New Delhi: In yet another landmark judgment, the Supreme Court on Thursday scrapped the 158-year-old adultery law.
Adultery, as defined legally, is a consensual physical correlation between two individuals who are not married to each other and either or both are married to someone else.
For years, Justice Dipak Misra said, Section 497 outlawed the Right to Equality. “Equality is the need of the hour. Time has come when the husband should not be considered the master,” he said.
Section 497 stated, “Whoever has sexual intercourse with a person who is and whom he knows has reason to believe to be the wife of another man, without the consent or connivance of that man, such sexual intercourse not amounting to be the offence of rape, is guilty of the offence of adultery, and shall be punished with imprisonment of either description for a term which may extend to five years, or with fine, or with both.”
In simple words, adultery is defined as a person having sex with a man’s wife without taking prior consent from the husband. The law only applies to men – women can neither be charged with adultery, nor can they be the complainant.
Activists had cried foul, saying the law treated women as property with no agency of their own to speak of.
Social activist Aabha Singh said, the scrapped law gives equal rights to both married partners but it might affect the traditional discourse of marriages in India. “This might also affect children’s psychology if the partners are themselves not sure who are they with exactly,” she added.

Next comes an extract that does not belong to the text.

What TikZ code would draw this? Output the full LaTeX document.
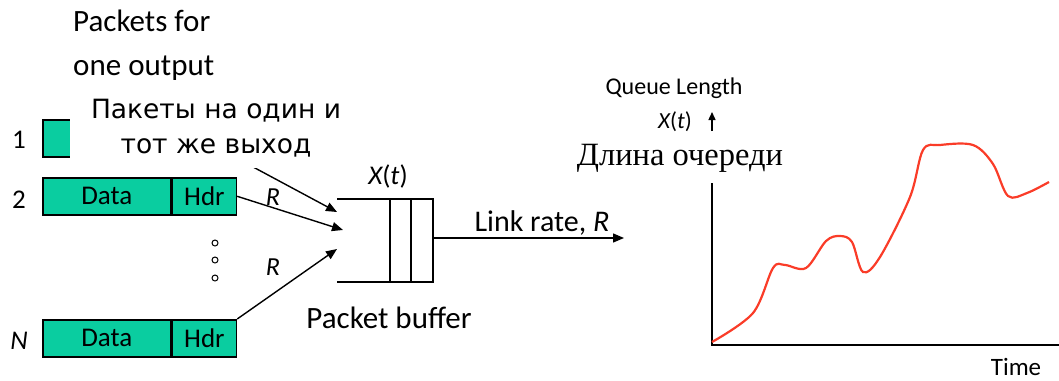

Judges said the partners, if and when infidelity case arises, can file for a divorce but there will be no punishment as was the law. Justice D Y Chandrachud mentioned Section 497 was destructive of women’s dignity and self-respect as it treated a woman as a chattel of the husband.
The Centre had, however, favoured retention of penal law on adultery saying this law is important to keep the marriage tradition alive. It causes mental and physical injury to the spouse, children and the family, it had added.
Justice Indu Malhotra, the lone woman judge in the constitution bench, also termed Section 497 as a moral wrong.
Justice Chandrachud said, “Women after marriage does not pledge her sexual anatomy to her husband and depriving her of choice to have consensual sex with anyone outside marriage cannot be curbed.” In the most private zone, he added, a choice is important and sexuality cannot be dissected from desire.
A five-judge constitution bench headed by Chief Justice Dipak Misra, included Justices R F Nariman, A M Khanwilkar, D Y Chandrachud and Indu Malhotra. The hearing commenced on August 1 and went on for six days.
CJI and Justice Khanwilkar also mentioned that if any aggrieved spouse commits suicide because of life partner’s adulterous relation, then if the evidence is produced, it could be treated as an abetment to suicide.